Jean Franczyk, chief of staff for the Reform Board, expects any additional oversight will be limited to low-performing schools. “For the most part, schools have been extremely responsible in how they’ve used Chapter 1 funds,” she says. “However, the board has always wanted there to be accountability attached to those funds. I don’t see accountability as a restriction.”
Such talk makes some LSC advocates nervous. For others, it’s a battle cry.
“They’re sort of saying two things: We don’t want to restrict how LSCs spend this money. But we want to make sure the money is spent properly,'” observes Donald Moore, executive director of Designs for Change. “The devil is in the details of what they might mean by that.”
Moore maintains that the state already has sufficient monitoring in place and that LSCs’ overall track record has been excellent. During the Clemente hearings, Moore cited results from a state-funded study of Chapter 1 spending in the 1996-97 school year. The study, conducted by the PRC Inc. research firm, found that 75 percent of state Chapter 1 dollars went toward improved student instruction, including class size reductions, core subjects, remedial programs and enrichment programs such as computer education and foreign language. “Almost all of the rest of the state Chapter 1 funds were spent on security, community services and administrative support,” Moore testified.
Even if Clemente’s spending violated the law, says Fred Hess, a research professor at Northwestern University, “It doesn’t mean the law was wrong because somebody broke it.” As the executive director of the Chicago Panel on School Policy, Hess helped write the section of the Chicago School Reform Act that put Chapter 1 funds under the control of LSCs. Hess adds that while the Clemente hearings had legitimate beginnings as a part of the Vallas administration’s overall efforts to clean up corruption, “That doesn’t mean people didn’t have desires to get that discretionary money back into the general system’s control.”
Diana Lauber, assistant director of the Cross City Campaign on Urban School Reform, sees the Clemente hearings as a stalking horse for putting control of the money back into the hands of central office. “It’s hard not to draw that conclusion. … Almost every year in the Legislature, somebody from the central office has been working with someone in the Legislature to get the money back.”

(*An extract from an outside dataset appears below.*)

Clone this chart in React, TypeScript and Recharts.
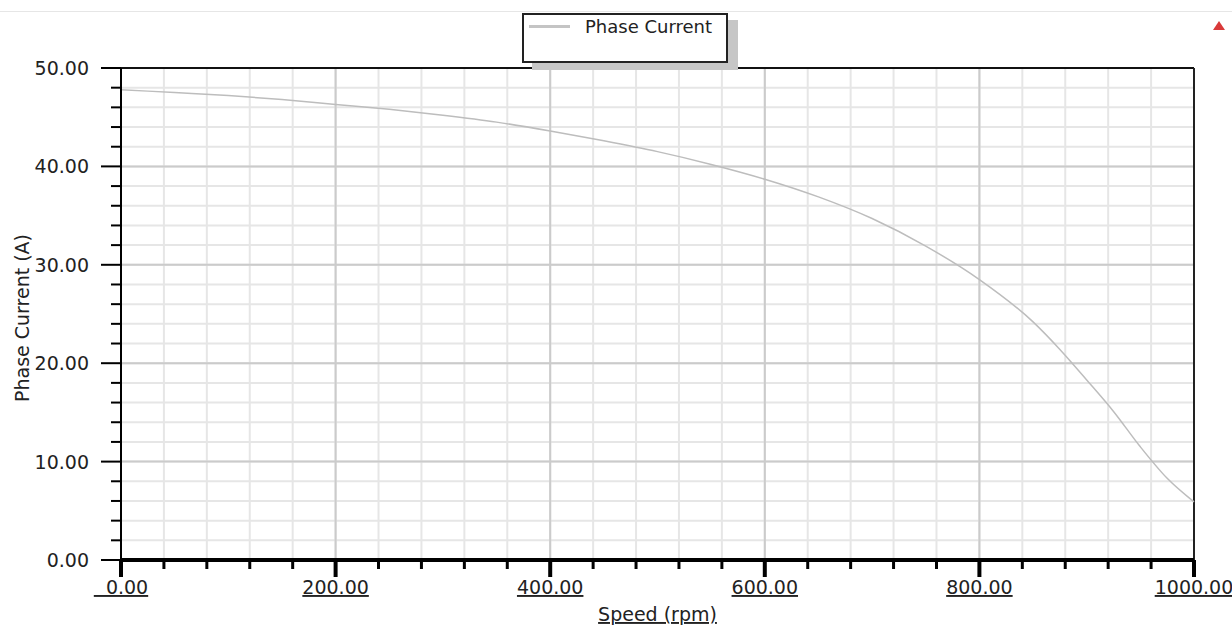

“There are fewer people who have been misusing this money than governors who have been indicted and aldermen who have gone to jail,” Lauber adds. “This has been probably the cleanest use of a big pot of money.”
Bernie Noven, a founding member of Parents United for Responsible Education (PURE) and a former CPS social worker, notes the board already approves LSC expenditures. “If the [Clemente] money was really misspent, they should prosecute the Board of Education people who approved it. Who the hell are they? Why haven’t these people been indicted?”
Lopez says the board’s approval process is “very superficial. They pretty much approve anything. As long as it fits in the six categories, it’s OK.” One of the six acceptable categories for state Chapter 1 spending is “other educationally beneficial expenditures.” Lopez adds, “People could claim anything can be educational.”
“The board, when it comes to Chapter 1 spending, is a potted plant,” agrees Vallas.
Noven believes Vallas wants all Chapter 1 money to revert to central control. “And the way to get all of it is to discredit the local school councils,” he contends.
“Nobody’s trying to discredit local school councils,” Vallas counters. “The people who are being discredited are PURE and these self-professed reform groups. Most local school councils find that these self-professed reform groups are nothing but special interest groups.”
Central office has spent lots of money at the local level, Vallas notes, citing early childhood programs, summer school and school construction and repair. “These groups want to focus on the discretionary spending,” he says. “It’s almost like a one-note song. … It’s local control for local control’s sake. It’s like an annoying humming in your ear.”
Lopez speaks approvingly of a proposal floated by an Illinois State Board of Education official that would require schools on probation to use 25 percent of their state Chapter 1 money for core subjects. “I’m not going to say that they have to hire DePaul University to help them with their math problems,” he comments. “We’re not going to tell them how to do it.”
Hess also sees merit in closer scrutiny at low-performing schools. “I’m not real enamored of the central board trying to figure out how the money should be spent at each of these schools,” he says. “But it is reasonable for the board to not allow low-performing schools to spend the money any way they want.”
Senate Minority Leader Emil Jones (D-Chicago), a longtime Chapter 1 defender, says there likely are only “a few bad apples” on the spending front. But he, too, believes that schools with lower graduation rates and test scores could use a closer look. “I have grave concerns when we continue to pour the dollars in there, whether or not dollars are being used wisely,” he says.
Nonetheless, he adds, “I don’t want to take away the power of the local school councils, because this is a way to keep parents involved.” He even allows that increasing the state Chapter 1 allocation at the school level—for years, it has held at $261 million—”is something we can look at. Their purchasing power is declining. I understand that.”
Vallas is not ready for that. “We can raise it when we have guarantees that the money that is being allocated is being spent right.”